Question that I asked:
Is there a relationship between the distance between wells, their communication status based on a pumping interference test, and whether or not they are separated by a fault?
Name of the tool or approach used:
Polyline creation and classification in ArcGIS Pro, boxplot creation and two-sided t-tests in R.
Method:
29 wells in my study area were evaluated by the Oregon Water Resources Department during pumping interference tests in 2018 and 2019. This test involves pumping one well, and seeing whether the water levels in nearby wells drop in response. I received a verbal account of the wells that did and did not communicate, sketched it on a map, and then transferred that information to ArcIS Pro. I drew polylines using the well locations as snapped endpoints. Then, I created and populated fields containing the well communication type (“communicate” for wells that respond to pumping at a nearby well, and “does not communicate” for wells that do not) and whether or not the path between two wells crosses a fault. Shape_Length in feet was automatically calculated when I created the polylines, on account of the projection I used for the shapefile.
I exported that data table to a csv and imported it in R, where I subset it into three categories: all paths, paths between wells that communicate, and paths between wells that do not communicate. I then created box plots and ran t-tests to see differences between means and distributions of path length based on communication type or fault length.
Results:
Comparing the path length and the communication type of all 29 wells involved in the communication test, there is not significant evidence of a difference in mean path length between wells that do and do not communicate because the p-value of a two-sided t-test was 0.152. While the mean distance between wells that do not communicate is larger than the mean distance between wells that do communicate, the overlapping interquartile ranges in both categories make this difference less significant. There is not clear evidence that distance plays a role in well communication.
There is some evidence for a difference in mean path lengths between wells that do and do not cross faults, based on a p-value of 0.047 in a two-sided t-test. The mean path length that crosses a fault is 5,139 ft, while the mean path length that does not cross a fault is 3,608 ft. Wells that are closer together are less likely to be separated by a fault.
For wells that do communicate, there is evidence of a difference between the mean path lengths that cross faults and the mean path lengths that do not cross faults. The p-value for a two-sided t-test was 0.024. Wells that communicate but are not separated by a fault are more likely to be closer together than wells that are separated by a fault.
For wells that do not communicate, there is no evidence of a difference in mean path lengths between paths that do and do not cross faults, given a p-value of 0.98 in a two-sided t-test. Wells that do not communicate are likely to be separated by the same mean distance whether or not they are separated by faults, although there is a larger range of path length values for wells separated by a fault that do not communicate.
Summary of results:
Wells that communicate in pumping tests do not have a significantly different mean distance between them than wells that do not communicate (p = 0.152)

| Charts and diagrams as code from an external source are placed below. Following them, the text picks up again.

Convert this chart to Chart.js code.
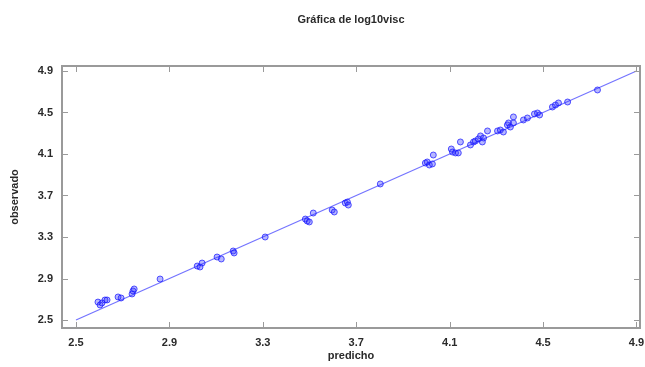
<!DOCTYPE html>
<html>
<head>
<meta charset="utf-8">
<script src="https://cdn.jsdelivr.net/npm/chart.js@4/dist/chart.umd.min.js"></script>
<style>
  html, body { margin: 0; padding: 0; background: #fff; }
  #wrap { width: 645px; height: 367px; position: relative; }
</style>
</head>
<body>
<div id="wrap"><canvas id="c" width="645" height="367"></canvas></div>
<script>
const chartTitle = "Gráfica de log10visc";
const xTitle = "predicho";
const yTitle = "observado";
const tickValues = [2.5, 2.9, 3.3, 3.7, 4.1, 4.5, 4.9];

const predicho = [
  2.594, 2.603, 2.611, 2.624, 2.633, 2.680, 2.693, 2.740, 2.744, 2.749,
  2.860, 3.019, 3.031, 3.040, 3.104, 3.122, 3.173, 3.177, 3.310, 3.482,
  3.490, 3.499, 3.516, 3.597, 3.606, 3.653, 3.662, 3.666, 3.803, 3.996,
  4.004, 4.013, 4.026, 4.030, 4.107, 4.112, 4.125, 4.137, 4.146, 4.189,
  4.202, 4.210, 4.223, 4.232, 4.240, 4.245, 4.262, 4.305, 4.317, 4.330,
  4.347, 4.352, 4.360, 4.373, 4.373, 4.416, 4.433, 4.463, 4.476, 4.485,
  4.540, 4.553, 4.566, 4.605, 4.733
];
const observado = [
  2.673, 2.645, 2.664, 2.693, 2.693, 2.722, 2.712, 2.751, 2.780, 2.799,
  2.895, 3.020, 3.011, 3.049, 3.107, 3.088, 3.165, 3.146, 3.300, 3.473,
  3.454, 3.445, 3.531, 3.560, 3.541, 3.628, 3.637, 3.608, 3.811, 4.013,
  4.023, 3.994, 4.004, 4.090, 4.148, 4.119, 4.110, 4.110, 4.216, 4.187,
  4.216, 4.225, 4.245, 4.274, 4.216, 4.254, 4.322, 4.322, 4.331, 4.312,
  4.380, 4.399, 4.360, 4.457, 4.399, 4.428, 4.447, 4.486, 4.495, 4.476,
  4.553, 4.572, 4.592, 4.601, 4.717
];
const lineX = [2.5, 4.9];
const lineY = [2.5, 4.9];

const points = predicho.map((x, i) => ({ x: x, y: observado[i] }));
const linePts = lineX.map((x, i) => ({ x: x, y: lineY[i] }));

const frameColor = '#9a9a9a';
const textColor = '#2a2a2a';
const FONT = 'Liberation Sans, Arial, sans-serif';

const framePlugin = {
  id: 'frame',
  afterDraw(chart) {
    const { ctx, chartArea: a, scales } = chart;
    ctx.save();
    ctx.strokeStyle = frameColor;
    ctx.lineWidth = 1;
    const L = 6;
    tickValues.forEach(v => {
      const px = Math.round(scales.x.getPixelForValue(v)) + 0.5;
      ctx.beginPath();
      ctx.moveTo(px, a.bottom); ctx.lineTo(px, a.bottom - L);
      ctx.moveTo(px, a.top); ctx.lineTo(px, a.top + L);
      ctx.stroke();
      const py = Math.round(scales.y.getPixelForValue(v)) + 0.5;
      ctx.beginPath();
      ctx.moveTo(a.left, py); ctx.lineTo(a.left + L, py);
      ctx.moveTo(a.right, py); ctx.lineTo(a.right - L, py);
      ctx.stroke();
    });
    ctx.lineWidth = 2;
    ctx.strokeRect(a.left, a.top, a.right - a.left, a.bottom - a.top);
    ctx.restore();
  }
};

new Chart(document.getElementById('c'), {
  type: 'scatter',
  data: {
    datasets: [
      {
        type: 'line',
        data: linePts,
        borderColor: 'rgba(80,80,255,0.8)',
        borderWidth: 1.2,
        pointRadius: 0,
        fill: false,
        order: 2
      },
      {
        data: points,
        pointRadius: 3,
        pointBackgroundColor: 'rgba(50,50,255,0.35)',
        pointBorderColor: 'rgba(20,20,255,0.7)',
        pointBorderWidth: 1,
        order: 1
      }
    ]
  },
  options: {
    responsive: false,
    animation: false,
    devicePixelRatio: 1,
    layout: { padding: { left: 0, right: 5, top: 0, bottom: 0 } },
    plugins: {
      legend: { display: false },
      tooltip: { enabled: false },
      title: {
        display: true,
        fullSize: false,
        text: chartTitle,
        color: textColor,
        font: { family: FONT, size: 11, weight: 'bold' },
        padding: { top: 13, bottom: 39.8 }
      }
    },
    scales: {
      x: {
        type: 'linear',
        min: 2.44,
        max: 4.915,
        afterBuildTicks: s => { s.ticks = tickValues.map(v => ({ value: v })); },
        afterFit: s => { s.height = 39; s.paddingLeft = 0; s.paddingRight = 0; },
        grid: { display: false, drawTicks: false },
        border: { display: false },
        ticks: {
          color: textColor,
          font: { family: FONT, size: 11, weight: 'bold' },
          padding: 8,
          maxRotation: 0,
          autoSkip: false,
          callback: v => Number(v).toFixed(1)
        },
        title: {
          display: true,
          text: xTitle,
          color: textColor,
          font: { family: FONT, size: 11, weight: 'bold' },
          padding: { top: 0, bottom: 4.5 }
        }
      },
      y: {
        type: 'linear',
        min: 2.423,
        max: 4.948,
        afterBuildTicks: s => { s.ticks = tickValues.map(v => ({ value: v })); },
        afterFit: s => { s.width = 62; s.paddingTop = 0; s.paddingBottom = 0; },
        grid: { display: false, drawTicks: false },
        border: { display: false },
        ticks: {
          color: textColor,
          font: { family: FONT, size: 11, weight: 'bold' },
          padding: 9,
          autoSkip: false,
          callback: v => Number(v).toFixed(1)
        },
        title: {
          display: true,
          text: yTitle,
          color: textColor,
          font: { family: FONT, size: 11, weight: 'bold' },
          padding: { top: 8, bottom: 0 }
        }
      }
    }
  },
  plugins: [framePlugin]
});
</script>
</body>
</html>
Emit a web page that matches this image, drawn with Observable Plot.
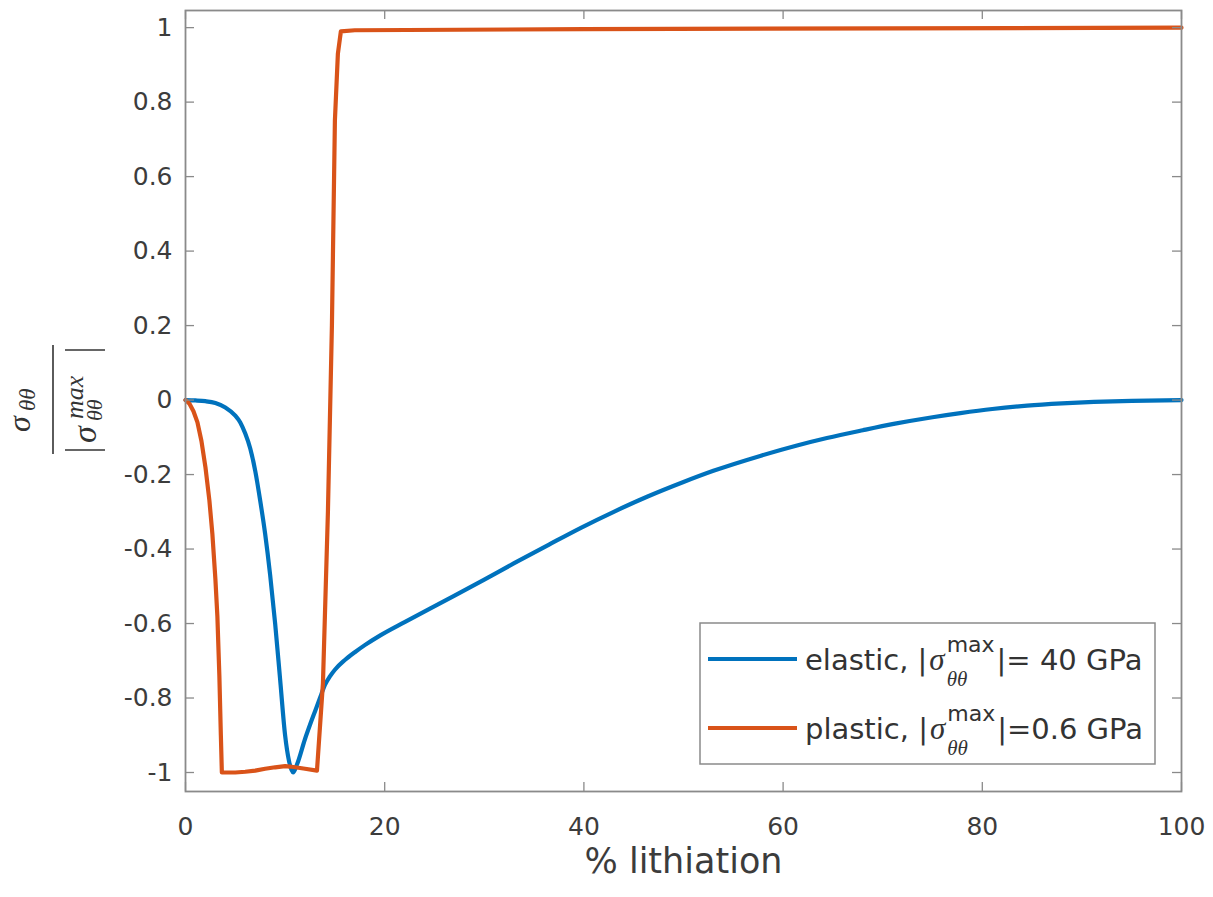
<!DOCTYPE html>
<html>
<head>
<meta charset="utf-8">
<script src="https://cdn.jsdelivr.net/npm/d3@7"></script>
<script src="https://cdn.jsdelivr.net/npm/@observablehq/plot@0.6"></script>
<style>
  html, body { margin: 0; padding: 0; background: #fff; }
  svg { display: block; }
</style>
</head>
<body>
<div id="chart"></div>
<script>
// ---- data ----
const xTicks = [0, 20, 40, 60, 80, 100];
const yTicks = [-1, -0.8, -0.6, -0.4, -0.2, 0, 0.2, 0.4, 0.6, 0.8, 1];
const xLabel = "% lithiation";

const elasticX = [0, 1, 2, 3, 4, 5, 5.5, 6, 6.5, 7, 7.5, 8, 8.5, 9, 9.5, 10, 10.4, 10.8, 11.2, 12, 12.5, 13, 13.5, 14, 14.5, 15, 16, 17, 18, 19.6, 22, 26.3, 30, 33, 36.5, 39.7, 43, 46.4, 50, 53, 57.7, 61.4, 64.4, 68, 71.1, 75, 77.8, 81, 84.5, 88, 91.2, 95, 100];
const elasticY = [0, -0.001, -0.003, -0.008, -0.02, -0.042, -0.06, -0.09, -0.13, -0.19, -0.27, -0.36, -0.47, -0.6, -0.75, -0.9, -0.97, -1.0, -0.978, -0.91, -0.872, -0.836, -0.80, -0.765, -0.742, -0.724, -0.698, -0.677, -0.658, -0.631, -0.596, -0.535, -0.482, -0.438, -0.388, -0.343, -0.300, -0.259, -0.220, -0.190, -0.150, -0.122, -0.102, -0.081, -0.064, -0.046, -0.035, -0.024, -0.015, -0.009, -0.005, -0.002, 0];

const plasticX = [0, 0.4, 0.8, 1.2, 1.6, 2.0, 2.4, 2.7, 3.0, 3.2, 3.4, 3.55, 3.65, 5, 6, 7, 8, 9, 10, 10.5, 11, 12, 13.2, 13.8, 14.3, 14.7, 15.0, 15.3, 15.6, 17, 40, 100];
const plasticY = [0, -0.01, -0.03, -0.06, -0.11, -0.18, -0.27, -0.36, -0.48, -0.58, -0.74, -0.9, -1.0, -1.0, -0.998, -0.995, -0.99, -0.986, -0.983, -0.984, -0.986, -0.99, -0.995, -0.76, -0.3, 0.2, 0.75, 0.93, 0.99, 0.993, 0.996, 1.0];

const seriesColors = ["#0072BD", "#D95319"];
const legendNames = ["elastic, |", "plastic, |"];
const legendValues = ["|= 40 GPa", "|=0.6 GPa"];

const elastic = elasticX.map((x, i) => ({x, y: elasticY[i]}));
const plastic = plasticX.map((x, i) => ({x, y: plasticY[i]}));

// ---- layout ----
const W = 1213, H = 897;
const mL = 185, mR = 32, mT = 10, mB = 106;
const fw = W - mL - mR, fh = H - mT - mB;
const axisColor = "#8a8a8a";
const textColor = "#3c3c3c";
const tk = 9;

const plot = Plot.plot({
  width: W, height: H,
  marginLeft: mL, marginRight: mR, marginTop: mT, marginBottom: mB,
  x: {domain: [0, 100]},
  y: {domain: [-1.051, 1.046]},
  style: {fontFamily: "DejaVu Sans", fontSize: "25px", color: textColor, background: "#fff"},
  marks: [
    Plot.line(elastic, {x: "x", y: "y", stroke: seriesColors[0], strokeWidth: 4.2, curve: "monotone-x"}),
    Plot.line(plastic, {x: "x", y: "y", stroke: seriesColors[1], strokeWidth: 4.2, curve: "linear"}),
    Plot.ruleX(xTicks, {x: d => d, stroke: axisColor, strokeWidth: 1.3, insetTop: fh - tk}),
    Plot.ruleX(xTicks, {x: d => d, stroke: axisColor, strokeWidth: 1.3, insetBottom: fh - tk}),
    Plot.ruleY(yTicks, {y: d => d, stroke: axisColor, strokeWidth: 1.3, insetRight: fw - tk}),
    Plot.ruleY(yTicks, {y: d => d, stroke: axisColor, strokeWidth: 1.3, insetLeft: fw - tk}),
    Plot.frame({stroke: axisColor, strokeWidth: 1.8}),
    Plot.axisX({ticks: xTicks, tickSize: 0, tickPadding: 26, label: null, tickFormat: d => String(d), fill: textColor}),
    Plot.axisY({ticks: yTicks, tickSize: 0, tickPadding: 13, label: null, tickFormat: d => String(+d.toFixed(1)), fill: textColor}),
    Plot.text([xLabel], {text: d => d, frameAnchor: "bottom", dy: 81, fontSize: 35, fill: textColor})
  ]
});
document.getElementById("chart").appendChild(plot);

const svg = d3.select(plot);
const mathFont = "Liberation Serif";

// ---- y-axis label (rotated fraction) ----
const yl = svg.append("g").attr("transform", "translate(56,400) rotate(-90)").attr("fill", "#333");
function mtext(g, str, x, y, size, italic, family) {
  return g.append("text").attr("x", x).attr("y", y).attr("font-size", size)
    .attr("text-anchor", "start")
    .attr("font-family", family || mathFont).attr("font-style", italic ? "italic" : "normal").text(str);
}
mtext(yl, "σ", -32, -26, 32, true);
mtext(yl, "θθ", -11, -21, 23, true);
yl.append("line").attr("x1", -54).attr("x2", 55).attr("y1", -3).attr("y2", -3).attr("stroke", "#333").attr("stroke-width", 1.6);
yl.append("line").attr("x1", -50).attr("x2", -50).attr("y1", 9).attr("y2", 49).attr("stroke", "#333").attr("stroke-width", 1.6);
yl.append("line").attr("x1", 50).attr("x2", 50).attr("y1", 9).attr("y2", 49).attr("stroke", "#333").attr("stroke-width", 1.6);
mtext(yl, "σ", -43, 40, 34, true);
mtext(yl, "max", -19, 27, 26, true);
mtext(yl, "θθ", -21, 46, 22, true);

// ---- legend ----
const lg = svg.append("g").attr("text-anchor", "start");
lg.append("rect").attr("x", 700).attr("y", 623).attr("width", 455).attr("height", 141)
  .attr("fill", "#fff").attr("stroke", axisColor).attr("stroke-width", 1.5);
const rowsY = [659, 728];
legendNames.forEach((name, i) => {
  const cy = rowsY[i];
  lg.append("line").attr("x1", 708).attr("x2", 797).attr("y1", cy).attr("y2", cy)
    .attr("stroke", seriesColors[i]).attr("stroke-width", 4.2);
  const base = cy + 11;
  const t1 = lg.append("text").attr("x", 805).attr("y", base).attr("font-size", 29).attr("text-anchor", "start")
    .attr("font-family", "DejaVu Sans").attr("fill", "#333").text(name);
  const x1 = 805 + t1.node().getComputedTextLength() + 2;
  const s = lg.append("text").attr("x", x1).attr("y", base).attr("font-size", 31).attr("text-anchor", "start")
    .attr("font-family", mathFont).attr("font-style", "italic").attr("fill", "#333").text("σ");
  const x2 = x1 + s.node().getComputedTextLength() + 2;
  const sup = lg.append("text").attr("x", x2).attr("y", base - 18).attr("font-size", 22).attr("text-anchor", "start")
    .attr("font-family", "DejaVu Sans").attr("fill", "#333").text("max");
  const sub = lg.append("text").attr("x", x2).attr("y", base + 16).attr("font-size", 21).attr("text-anchor", "start")
    .attr("font-family", mathFont).attr("font-style", "italic").attr("fill", "#333").text("θθ");
  const x3 = x2 + Math.max(sup.node().getComputedTextLength(), sub.node().getComputedTextLength()) + 2;
  lg.append("text").attr("x", x3).attr("y", base).attr("font-size", 29).attr("text-anchor", "start")
    .attr("font-family", "DejaVu Sans").attr("fill", "#333").text(legendValues[i]);
});
</script>
</body>
</html>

Wells that are closer together are less likely to be separated by a fault. (p = 0.047)
Wells that communicate but are not separated by a fault are more likely to be closer together than communicating wells that are separated by a fault. (p = 0.024)
Wells that do not communicate are likely to be separated by the same mean distance whether or not they are separated by faults, although there is a larger range of path length values for non-communicating wells separated by a fault. (p = 0.98)
Critique: I wish I had more sample points and paths to work with, so I could use a more interesting analysis such as ANOVA.
Hi Julia! I hadn’t originally compared chemistry because out of the 29 wells in the interference test I only have chemistry for 12 of them. Compiling those twelve wells into groups that communicate within themselves but not with the other groups results in 1 group of 3 wells, 3 groups of 2 wells, and three single wells. I have a full suite of data for 9 of those 12 wells. For all 12 wells, I have information on pH, specific conductivity, temperature, d2H, and d18O.
I ran ANOVA on those variables and came up with the following p-values:
pH: 0.3265
Specific conductivity: 2.193e-6
Temperature: 0.1095
d2H: 0.0014238
d18O: 0.02668
So it looks likes there’s some evidence for a difference in means between disconnected groups of wells for the parameters of specific conductivity and stable isotopes, but not for pH or temperature. However, this analysis might contain error because of the small sample sizes and the fact that within these groupings there are differences in well construction.
Courtney, the “communicate/does not communicate” data seem to be very valuable for your analyses. I was expecting to see some analysis of differences in chemistry based on this distinction. For example, would you not expect that wells that communicate would be likely to share chemistry, and (for example) have more similar values (smaller differences) in their PC1 and PC2 values? Could you construct an ANOVA to test how pairwise differences in (e.g.) PC2 (dependent variable) are related to path length, the communicate/does not communicate, and intervening fault/no intervening fault variables? Would be cool if you could get this done before your defense! No pressure. 🙂